For instance, you know you’re engaging in all-or-nothing thinking when you’re saying words like “always, never, anything, nothing or impossible,” Savage said.
After you identify these unhelpful thoughts, get curious about them, and explore alternatives. For instance, if you find yourself thinking, “I never do anything right!” ask yourself: “Is it possible that there are times when I do some things right?”
- Self-compassion.Many of us berate ourselves when we’re having a hard time. Why can’t I just push through the pain? I always make such stupid mistakes! I’m such a failure. This only exacerbates our stress. In fact, judgmental, self-condemning thoughts generate stress, Savage said.
He believes that “the biggest thing to remember about coping with stress in a healthy way is to be gentle on yourself.”
Kristin Neff, Ph.D, author of Self-Compassion: Stop Beating Yourself Up and Leave Insecurity Behind, suggests treating yourself like you’d treat a loved one going through the same thing.
She also suggests memorizing a set of compassionate statements. She uses these phrases: “This is a moment of suffering. Suffering is part of life. May I be kind to myself in this moment?

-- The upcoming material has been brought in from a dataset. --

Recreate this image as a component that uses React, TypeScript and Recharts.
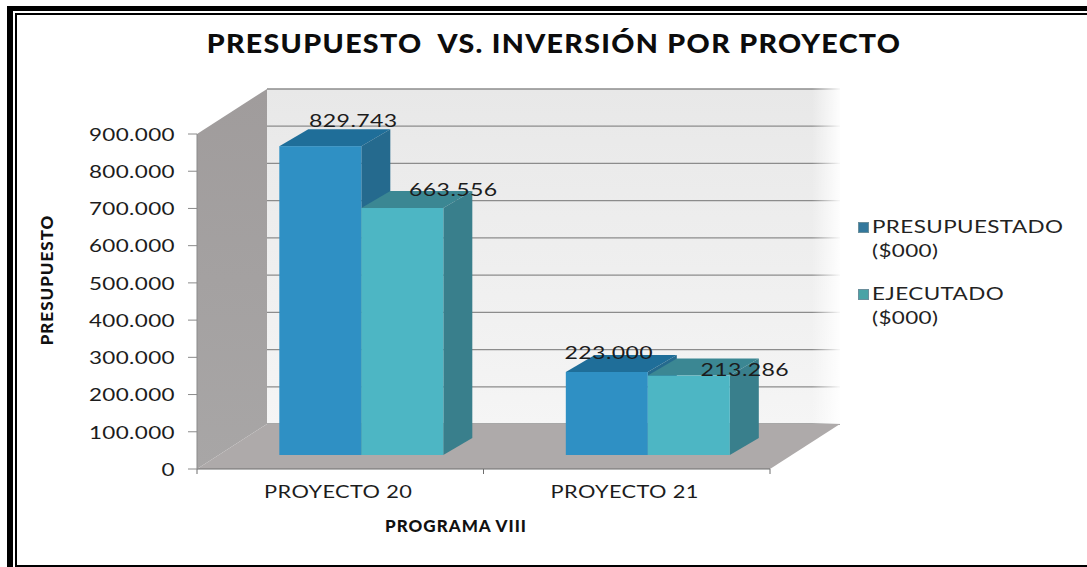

May I give myself the compassion I need?”
Listening to self-compassionate meditations also helps. Neff’s website includes these meditations.
(You can learn more about Neff’s work on self-compassion in this article.)
Savage’s favorite resource on coping with stress is Jon Kabat-Zinn’s book Full Catastrophe Living. He also suggested Byron Katie’s Loving What Is, which “helps readers go through a 4-question process to take a different view at distressing thoughts, and is especially helpful for combating all-or-nothing thinking.”